Sunday, January 29, 2017

Intervention Strategies to follow informal reading inventory assessment

JoAnne Schudt Caldwell and Lauren Leslie wrote Intervention Strategies to Follow Informal Reading Inventory Assessment: So What Do I Do Now and have revised it three times. I have long embraced my nerdhood and this book just confirmed it. I love the content dense, authoritative, detached style, but not everyone will. This is, in many ways a textbook. The online access to their PDToolKit lasts only a year, but if you want you can buy access from you college bookstore through a program associated with used book purchases. For an active practitioner, it offends me that I must download everything from the site in preparation for being locked out.

Many informal reading inventories (IRI) exist. The coauthors are responsible for the Qualitative Reading Inventory-5. I have an IRI from a fluency book by Johns and Berglund (see my notes about it here and here), Reading Rockets compares 8 on their site. Pearson has one available on line here. Fountas and Pinnell have one associated with their LLI; SRA and DRA have ones also. For me, at least, the easy part is administering the IRI. The tricky part is figuring out how to create a learning program that matches the needs of the student. This book is the first comprehensive source that I have found. LLI would have you identify reading level and follow their scripted program from there. DRA is similar. I believe that a scripted program will not meet the individual needs of all students and, as such they need to be adjusted to be in alignment with student needs. Taking a program that you are mandated by your district to implement means crafting a plan that focuses most attention on student need areas. One thing that the authors point out is that although students present different profiles, they can all benefit from an approach that includes attention to word study, comprehension and fluency. They argue that the time devoted to each component fluctuates based on student needs.

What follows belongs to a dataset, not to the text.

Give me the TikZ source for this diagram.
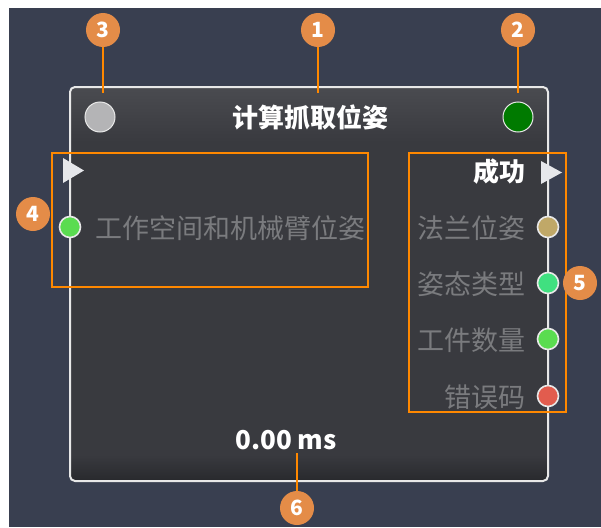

The book does primarily focus on elementary students. Although the 3rd edition has additional sections devoted to ELL and adolescent learner so, they are added more as an afterthought than an integrated component of the text. Part of the challenge presented is the limited amount of research available on reading instruction of students older than 13. As someone who has focused on adolescents, I have found more studies of older students, but they tend to be more in the nature of case studies which are of limited applicability.

One of the things that the authors do include is a table of structures for instruction of struggling readers (p. 39-41). This includes guidelines for format, grade and time. In this era of RTI where interventions need to be evidence based, this is a resource that could be heavily relied upon. Should a parent look for evidence to support the use of a particular intervention approach, this chart could be consulted. Similarly the appendix is a summary of intervention strategies presented in the book with breakdowns of recommendations for ELLs, adolescents and RTI. When creating interventions, this is also a useful chart. That being said, districts that implement one RTI approach for all students (for example READ 180) regardless of the student challenge profile could benefit from a more customizable approach. RTI programs are supposed to provide intervention in the specific area of need, not reading in general, decoding for all (ex. Wilson Reading), or comprehension for all (LLI).

I know that this book will become a well-thumbed reference guide to inform and defend my instructional practice.